Each card lasts eight frames—shorter than a sneeze—yet lands like a battering ram.

Sound of Silence: Musical Counterpoint & Modern Scores

Contemporary restorations often smother silent comedies with jaunty organ. Seek instead the 2018 Cineteca di Bologna print featuring a commissioned score by Les Automatiques: ukulele, toy piano, sampled roulette wheels. The musicians underline the film’s latent menace—during the near-drowning sequence, a slow waltz in C-minor makes the foam feel carnivorous. Silence, when it finally drops, hits like a scream.

Comparative Corpus: Honeymooners Across the Decades

Place His First Honeymoon beside The Marriage of Kitty and you witness the tonal gulf between continental drawing-room sophistication and Yankee restlessness. Kitty’s matrimonial calculus is a chess problem; Tootsie’s is a craps shoot. Stack it against The Misfit Wife and the gender dialectic flips: the latter punishes wayward women, whereas Seiter’s film lets its heroine pirouette off the moral cliff and still sticks the landing.

Colonial Ghosts: Race & Tourism in the Margins

Watch the peripheral figures: the Iroquois blanket vendor, the Black porter who wordlessly catches the looted wallet. Their wordlessness is not neutrality; it is the enforced silence of labor that bankrolls the lovers’ white freedom.

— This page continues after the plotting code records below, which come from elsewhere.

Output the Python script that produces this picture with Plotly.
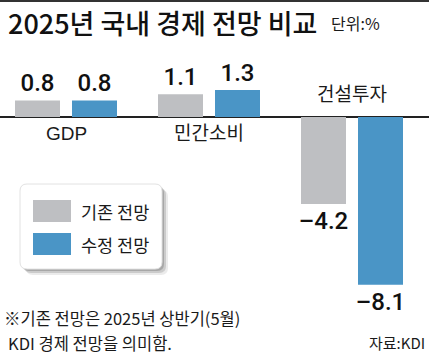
import plotly.graph_objects as go

# ---- data ----
categories = ["GDP", "민간소비", "건설투자"]
base_forecast = [0.8, 1.1, -4.2]      # 기존 전망
revised_forecast = [0.8, 1.3, -8.1]   # 수정 전망
series_names = ["기존 전망", "수정 전망"]
title_text = "2025년 국내 경제 전망 비교"
unit_text = "단위:%"
note_lines = ["※기존 전망은 2025년 상반기(5월)", "KDI 경제 전망을 의미함."]
source_text = "자료:KDI"

# ---- layout constants (pixels) ----
W, H = 429, 355
TOP, BOT = 60, 300          # plot area top/bottom in px
ZERO_PX = 117               # y pixel of zero line
SCALE = 20.7                # px per unit
CAT0_PX, CAT_STEP = 66, 143
BAR_W = 45
GRAY = "#BEBFC2"
BLUE = "#4A95C6"
TXT = "#1a1a1a"
NUM_FONT = "Roboto, Liberation Sans, Noto Sans CJK KR"
CAT_FONT = "Liberation Sans Narrow, Liberation Sans, Noto Sans CJK KR"
KR_FONT = "Noto Sans CJK KR"

y_max = (ZERO_PX - TOP) / SCALE
y_min = -(BOT - ZERO_PX) / SCALE
x_lo = -CAT0_PX / CAT_STEP
x_hi = (W - CAT0_PX) / CAT_STEP


def px(x):
    return x / W


def py(y):
    return (BOT - y) / (BOT - TOP)


def fmt(v):
    return f"{v:.1f}".replace("-", "–")


xs = list(range(len(categories)))
fig = go.Figure()
for vals, name, color, off in [
    (base_forecast, series_names[0], GRAY, -51),
    (revised_forecast, series_names[1], BLUE, 6),
]:
    fig.add_trace(go.Bar(
        x=xs, y=vals, name=name, marker=dict(color=color, line=dict(width=0)),
        width=BAR_W / CAT_STEP, offset=off / CAT_STEP,
        text=[fmt(v) for v in vals], textposition="outside",
        textfont=dict(family=NUM_FONT, size=24, color="#111", weight=500),
        constraintext="none", cliponaxis=False, showlegend=False,
        hoverinfo="skip",
    ))

fig.update_layout(
    width=W, height=H, barmode="overlay",
    margin=dict(l=0, r=0, t=TOP, b=H - BOT, pad=0),
    paper_bgcolor="white", plot_bgcolor="white",
    xaxis=dict(range=[x_lo, x_hi], visible=False, fixedrange=True),
    yaxis=dict(range=[y_min, y_max], showgrid=False, showticklabels=False,
               zeroline=True, zerolinecolor="#222", zerolinewidth=1.5,
               fixedrange=True),
    uniformtext=dict(mode=False),
)

annotations = []
shapes = []

# top border
shapes.append(dict(type="line", xref="paper", yref="paper", x0=0, x1=1,
                   y0=py(1), y1=py(1), line=dict(color="#333", width=2)))

# category labels
for i, c in enumerate(categories):
    neg = min(base_forecast[i], revised_forecast[i]) < 0
    annotations.append(dict(
        x=i, y=0, xref="x", yref="y", text=c, showarrow=False,
        yanchor="middle", yshift=23 if neg else -16,
        font=dict(family=CAT_FONT, size=19, color=TXT)))

# title + unit
annotations.append(dict(x=px(6), y=py(22.5), xref="paper", yref="paper",
                        text=title_text, showarrow=False, xanchor="left",
                        yanchor="middle",
                        font=dict(family=KR_FONT, size=27, color="#111",
                                  weight=500)))
annotations.append(dict(x=px(329), y=py(23), xref="paper", yref="paper",
                        text=unit_text, showarrow=False, xanchor="left",
                        yanchor="middle",
                        font=dict(family=KR_FONT, size=16, color=TXT)))


def rrect(x0, y0, x1, y1, r):
    p = [
        f"M{px(x0 + r)},{py(y0)}", f"L{px(x1 - r)},{py(y0)}",
        f"Q{px(x1)},{py(y0)} {px(x1)},{py(y0 + r)}",
        f"L{px(x1)},{py(y1 - r)}",
        f"Q{px(x1)},{py(y1)} {px(x1 - r)},{py(y1)}",
        f"L{px(x0 + r)},{py(y1)}",
        f"Q{px(x0)},{py(y1)} {px(x0)},{py(y1 - r)}",
        f"L{px(x0)},{py(y0 + r)}",
        f"Q{px(x0)},{py(y0)} {px(x0 + r)},{py(y0)}", "Z",
    ]
    return " ".join(p)


# legend box with shadow
for d, op in [(6, 0.10), (4, 0.18), (2, 0.25)]:
    shapes.append(dict(type="path", xref="paper", yref="paper",
                       path=rrect(20 + d, 184 + d, 162 + d, 269 + d, 7),
                       fillcolor=f"rgba(60,60,60,{op})", line=dict(width=0)))
shapes.append(dict(type="path", xref="paper", yref="paper",
                   path=rrect(20, 184, 162, 269, 7),
                   fillcolor="white", line=dict(color="#e2e2e2", width=1)))
for (y0, y1), name, color in [((200, 222), series_names[0], GRAY),
                              ((233, 255), series_names[1], BLUE)]:
    shapes.append(dict(type="rect", xref="paper", yref="paper",
                       x0=px(33), x1=px(71), y0=py(y1), y1=py(y0),
                       fillcolor=color, line=dict(width=0)))
    annotations.append(dict(x=px(79), y=py((y0 + y1) / 2), xref="paper",
                            yref="paper", text=name, showarrow=False,
                            xanchor="left", yanchor="middle",
                            font=dict(family=KR_FONT, size=17.5, color=TXT)))

# footnote + source
annotations.append(dict(x=px(2), y=py(318), xref="paper", yref="paper",
                        text=note_lines[0], showarrow=False, xanchor="left",
                        yanchor="middle",
                        font=dict(family=KR_FONT, size=16.5, color=TXT)))
annotations.append(dict(x=px(6), y=py(343), xref="paper", yref="paper",
                        text=note_lines[1], showarrow=False, xanchor="left",
                        yanchor="middle",
                        font=dict(family=KR_FONT, size=16.5, color=TXT)))
annotations.append(dict(x=px(427), y=py(342), xref="paper", yref="paper",
                        text=source_text, showarrow=False, xanchor="right",
                        yanchor="middle",
                        font=dict(family=KR_FONT, size=15, color=TXT)))

fig.update_layout(annotations=annotations, shapes=shapes)
fig.write_html("out.html",
               config={"displayModeBar": False, "staticPlot": True},
               post_script="document.body.style.margin='0';"
                           "document.body.style.overflow='hidden';")
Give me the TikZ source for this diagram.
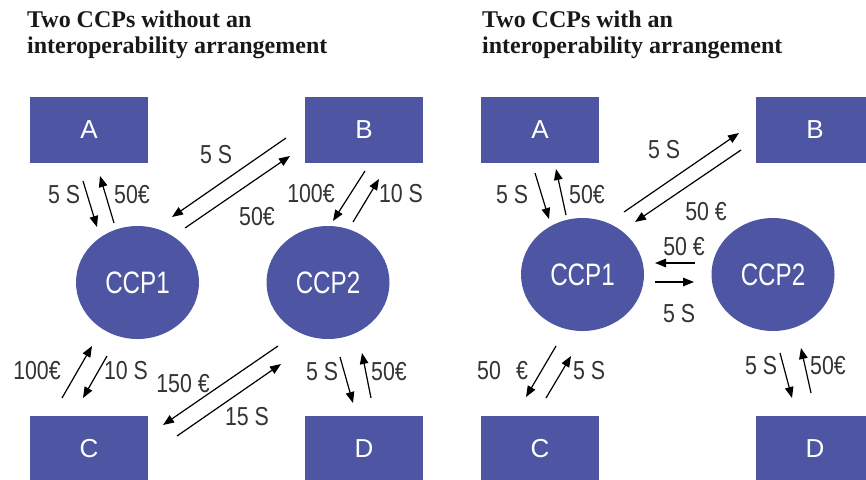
\documentclass[tikz,border=0pt]{standalone}
\usepackage{fontspec}
\setmainfont{Liberation Serif}
\newfontfamily\labfont{Liberation Sans}[FakeStretch=0.82]
\newfontfamily\ccpfont{Liberation Sans}[FakeStretch=0.78]
\newfontfamily\boxfont{Liberation Sans}
\usetikzlibrary{arrows.meta,shapes.geometric}
\definecolor{boxblue}{HTML}{4E56A4}
\definecolor{labgray}{HTML}{333333}
\tikzset{
 party/.style={fill=boxblue, draw=none, minimum width=118pt, minimum height=66pt, inner sep=0pt, text=white, font=\boxfont\fontsize{26}{30}\selectfont},
 ccp/.style={ellipse, fill=boxblue, draw=none, minimum width=123pt, minimum height=113pt, inner sep=0pt, text=white, font=\ccpfont\fontsize{31}{34}\selectfont},
 flow/.style={draw=black, line width=1.2pt, -{Triangle[length=11pt,width=8.5pt]}},
 lab/.style={text=labgray, font=\labfont\fontsize{26}{30}\selectfont, inner sep=0pt},
 ttl/.style={anchor=base west, inner sep=0pt, font=\bfseries\fontsize{24}{26}\selectfont, text=black!90}
}
\begin{document}
\begin{tikzpicture}[x=1pt,y=-1pt]
\useasboundingbox (0,0) rectangle (866,479);
% titles
\node[ttl] (t1a) at (27,27) {Two CCPs without an};
\node[ttl] (t1b) at (27,53) {interoperability arrangement};
\node[ttl] (t2a) at (482,27) {Two CCPs with an};
\node[ttl] (t2b) at (482,53) {interoperability arrangement};
% ---------------- left panel
\node[party] (LA) at (89,130) {A};
\node[party] (LB) at (364,130) {B};
\node[party] (LC) at (89,449) {C};
\node[party] (LD) at (364,449) {D};
\node[ccp] (L1) at (137.5,282.5) {CCP1};
\node[ccp] (L2) at (328,282.5) {CCP2};
\coordinate (a1s) at (83,181); \coordinate (a1e) at (97,227);
\coordinate (a2s) at (114,223); \coordinate (a2e) at (100,176);
\coordinate (b1s) at (286,138); \coordinate (b1e) at (172,217);
\coordinate (b2s) at (185,228); \coordinate (b2e) at (290,156);
\coordinate (c1s) at (365,171); \coordinate (c1e) at (333,221);
\coordinate (c2s) at (353,222); \coordinate (c2e) at (379,179);
\coordinate (d1s) at (62,398); \coordinate (d1e) at (92,346);
\coordinate (d2s) at (107,356); \coordinate (d2e) at (83,398);
\coordinate (e1s) at (278,346); \coordinate (e1e) at (163,425);
\coordinate (e2s) at (177,436); \coordinate (e2e) at (281,364);
\coordinate (f1s) at (340,357); \coordinate (f1e) at (353,403);
\coordinate (f2s) at (371,398); \coordinate (f2e) at (362,353);
\foreach \p in {a1,a2,b1,b2,c1,c2,d1,d2,e1,e2,f1,f2} \draw[flow] (\p s) -- (\p e);
\node[lab] (la1) at (64,195) {5 S};
\node[lab] (la2) at (132,195) {50€};
\node[lab] (lb1) at (216,155) {5 S};
\node[lab] (lb2) at (257,217) {50€};
\node[lab] (lc1) at (311,194) {100€};
\node[lab] (lc2) at (401,194) {10 S};
\node[lab] (ld1) at (37,371) {100€};
\node[lab] (ld2) at (126,371) {10 S};
\node[lab] (le1) at (183,384) {150 €};
\node[lab] (le2) at (247,417) {15 S};
\node[lab] (lf1) at (322,372) {5 S};
\node[lab] (lf2) at (389,372) {50€};
% ---------------- right panel
\node[party] (RA) at (540,130) {A};
\node[party] (RB) at (815,130) {B};
\node[party] (RC) at (540,449) {C};
\node[party] (RD) at (815,449) {D};
\node[ccp] (R1) at (582.5,274.5) {CCP1};
\node[ccp] (R2) at (773,274.5) {CCP2};
\coordinate (g1s) at (535,173); \coordinate (g1e) at (549,219);
\coordinate (g2s) at (566,215); \coordinate (g2e) at (556,169);
\coordinate (h1s) at (624,212); \coordinate (h1e) at (739,133);
\coordinate (h2s) at (741,150); \coordinate (h2e) at (635,222);
\coordinate (i1s) at (695,263); \coordinate (i1e) at (655,263);
\coordinate (i2s) at (655,282); \coordinate (i2e) at (694,282);
\coordinate (j1s) at (556,346); \coordinate (j1e) at (526,397);
\coordinate (j2s) at (546,398); \coordinate (j2e) at (571,356);
\coordinate (k1s) at (780,353); \coordinate (k1e) at (792,398);
\coordinate (k2s) at (811,393); \coordinate (k2e) at (801,348);
\foreach \p in {g1,g2,h1,h2,i1,i2,j1,j2,k1,k2} \draw[flow] (\p s) -- (\p e);
\node[lab] (rg1) at (512,195) {5 S};
\node[lab] (rg2) at (587,195) {50€};
\node[lab] (rh1) at (664,150) {5 S};
\node[lab] (rh2) at (706,212) {50 €};
\node[lab] (ri1) at (684,247) {50 €};
\node[lab] (ri2) at (679,314) {5 S};
\node[lab] (rj1a) at (489,371) {50};
\node[lab] (rj1b) at (522,371) {€};
\node[lab] (rj2) at (589,371) {5 S};
\node[lab] (rk1) at (761,366) {5 S};
\node[lab] (rk2) at (828,366) {50€};
\end{tikzpicture}
\end{document}
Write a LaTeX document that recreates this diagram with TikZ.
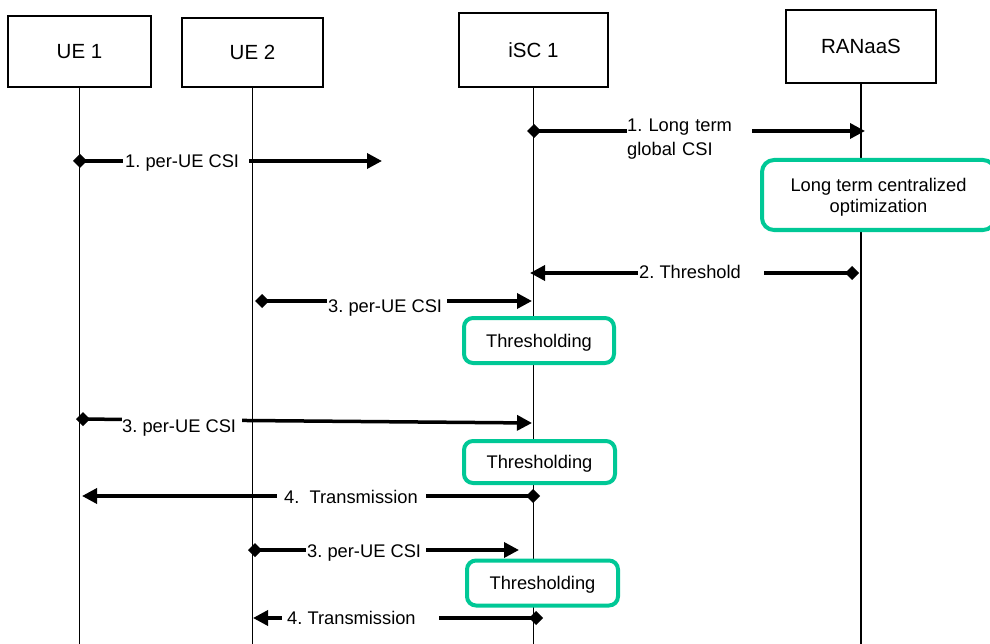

The film may not critique this hierarchy, yet its presence haunts the edges like chemical staining on nitrate. One wonders what honeymoon these supporting shadows might script if given voice.

Survival & Restoration: A Print’s Odyssey

For decades only a 9.5 mm abridgement circulated among collectors in Buenos Aires. Then in 2015 a near-complete 35 mm fine-grain master turned up inside a disused Montreal nunnery—rumor links it to an export distributor who sought sanctuary during the Depression. The Canadian Film Institute oversaw a 4K wet-gate transfer, revealing pockmarks of rain on the original negative: Niagara insisting on autographing every frame. Today the film streams on Criterion Channel, but catch it 35 mm if you can; the projector’s flicker turns each splash into stroboscopic bliss.

Critical Verdict: Why You Should Risk the Plunge

Silent comedy too often means safety: Keaton’s stone-face, Lloyd’s skyscraper dangle, Chaplin’s tramp. His First Honeymoon offers something more volatile—an erotic roulette wheel spun by two performers who refuse to signal whether the marble will land on love, loot, or loneliness. It is the missing link between the matrimonial satires of the Teens and the screwball baptism of the Thirties. Missing it is like skipping the first sip of gin after Prohibition: legal, but spiritually impoverished.

Final Whisper:

Let the Falls roar. Let the vicar frown. Let the last intertitle read “And they lived happily ever after—until Tuesday.” Then watch the projector’s bulb dim and feel your own pulse syncopate with the certain knowledge that every honeymoon, first or fifth, is only the first exhale of a lifelong freefall. Grab the popcorn, grab the hand of whoever braved the sofa beside you, and jump. The water’s fine—until it isn’t.